Luis Robert Jr. got Lynn off the hook because Jhoan Duran, who throws a 104 mph fastball and a 100-mph splinker, opened the ninth with an 88-mph curveball, and Robert one-handed the ball over the left-center wall to tie the game.

But when it came to execution, the White Sox used all of it up over the first four batters.

Andrew Benintendi, batting leadoff in the first game of Tim Anderson's absence, opened the game with a nine-pitch at-bat and a single. Robert then hit a nubber between the mound and the third-base line, and López realized he should eat the ball halfway into throwing it. The compromise resulted in a thrown ground ball 60 feet up the first base line and into foul territory, putting runners on second and third. A Gavin Sheets walk loaded the bases, and then Andrew Vaughn scored two with a double to left.

López ditched his slider and leaned heavily on his changeup to get through the inning, and it paid dividends. He struck out Yasmani Grandal, then got Jake Burger and Oscar Colás to ground out.

The other 6⅔ innings were a breeze. López threw 31 pitches in the first inning, and 67 pitches the rest of the way. He found the ears on his slider without losing the changeup, and he was able to expand the plate by several inches as a result.

Even more disheartening, Lynn lost the lead two batters into the game. He gave up a single on a slider and a two-run homer to Byron Buxton on a mediocre cutter. An inning later, Taylor golfed a curveball out to left center. It was only 98 mph off the bat, yet it traveled 408 feet. It makes sense that Robert's homer canceled it out, both on the scoreboard and aesthetically. Both seemed like they would've been warning-track flies at best with last year's baseball.

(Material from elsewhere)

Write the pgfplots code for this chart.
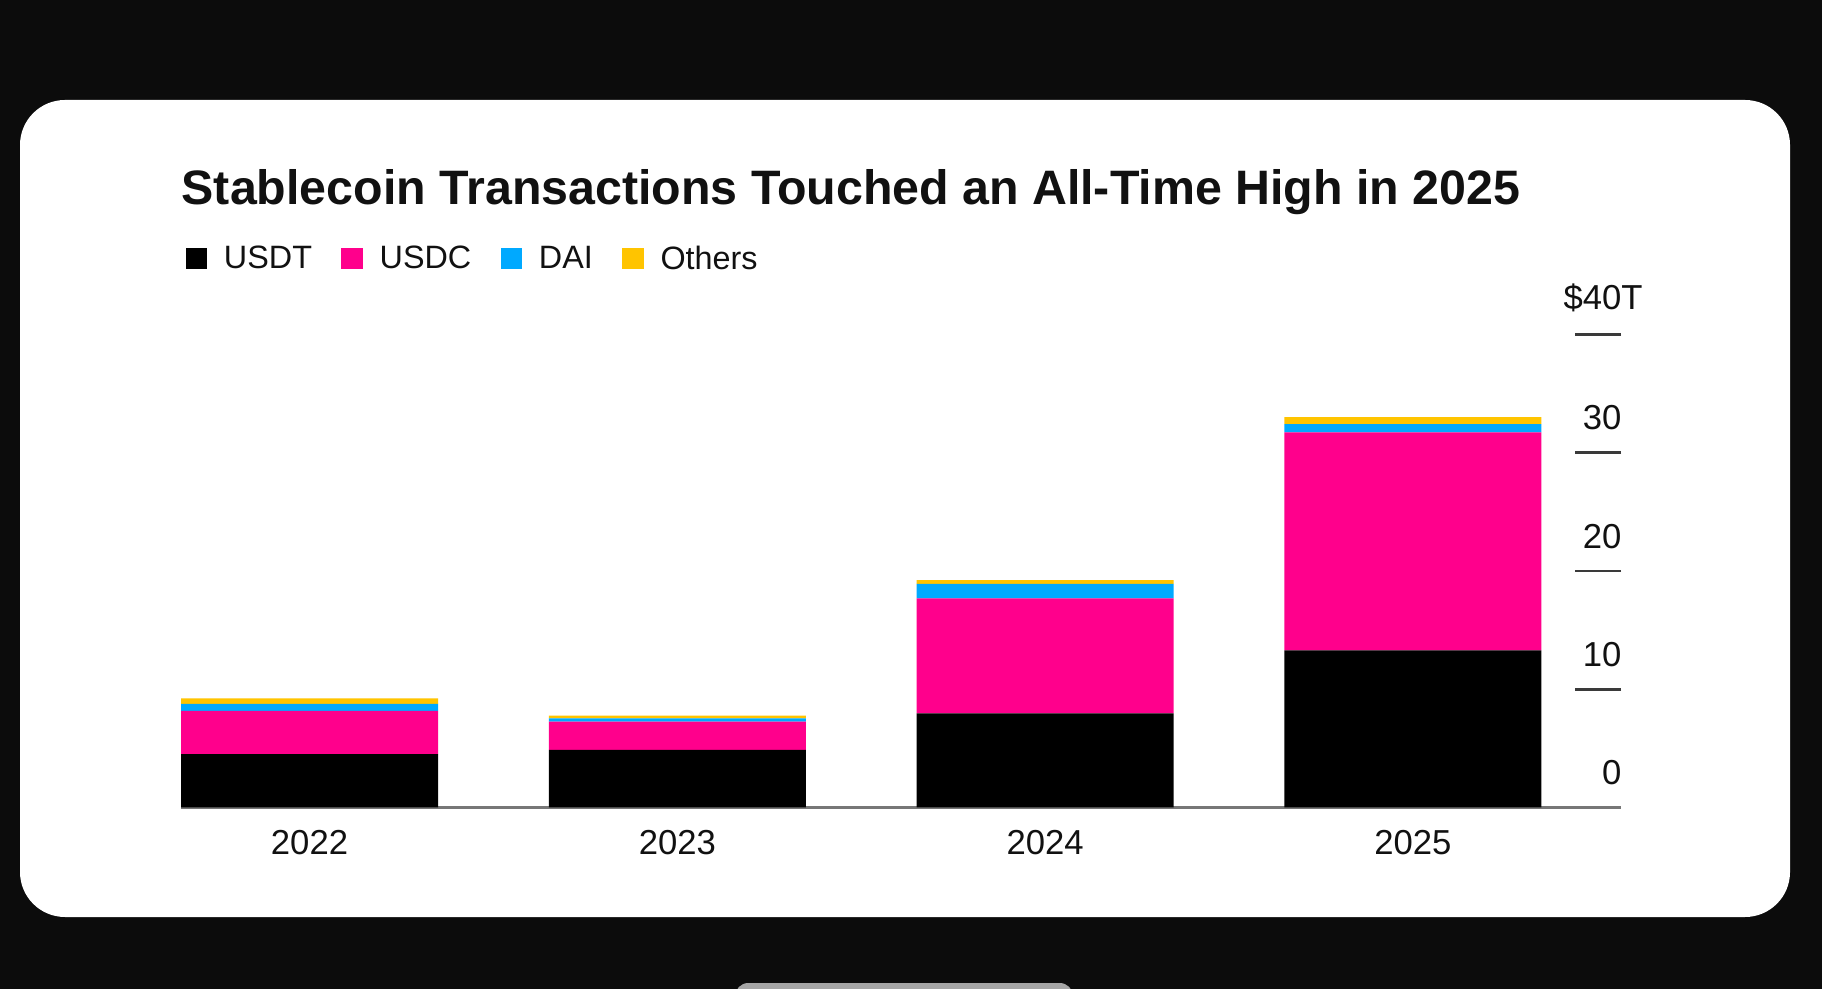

Lynn had his own impressive recovery, even if he couldn't quite match his counterpart. He struck out 10 Twins without a walk or a hit batter. He got 18 whiffs thanks to better location and velocity that hung around the entire game.

The White Sox bullpen allowed Robert's homer to keep Lynn from taking the L. Keynan Middleton impressed in his White Sox debut, striking out the side in the seventh, and recording a fourth out to start the eighth. Jake Diekman worked around a walk to finish that frame, and López brought his best fastball while working on consecutive days.

The Sox also brought their gloves, at least until they didn't. López didn't retire the last batter he faced, but an excellent relay made up for it. Christian Vazquez split the right-center gap with a line drive. Robert slid in vain, and while Colás dodged Robert, his momentum required him to take a circuitous route to retrieve the ball on the warning track.

Vazquez thought he had the time to get to third, but Colás made an on-target throw to Romy González, whose two-hope throw to Alberto arrived in time for the tag, which survived a challenge.

Unfortunately, all three of those players faltered in the 10th. Lenyn Sosa pinch-ran for Grandal on second and moved to third on Alberto's grounder up the middle, but Colás' fly to left was too shallow for Sosa to get the green light, and González bounced back to the mound to keep the Sox scoreless. One pitch later, Alberto's error ended the game.

Bullet points:

*The White Sox struck out 14 times against one walk, yet they had the edge in plate control (the Twins also walked once, but struck out 15 times).

*Burger went 0-for-3 with two strikeouts in a rare start against a righty.

*The lineup is a lot shorter without Anderson and Yoán Moncada. The bottom five spots in the order went a combined 0-for-19 with 10 strikeouts.

*Elvis Andrus made a great diving stab and throw from his knees to take a single away from Donovan Solano in his first start at shortstop this year.

*The White Sox's first extra-inning game in the pitch clock era wrapped up in two hours and 23 minutes.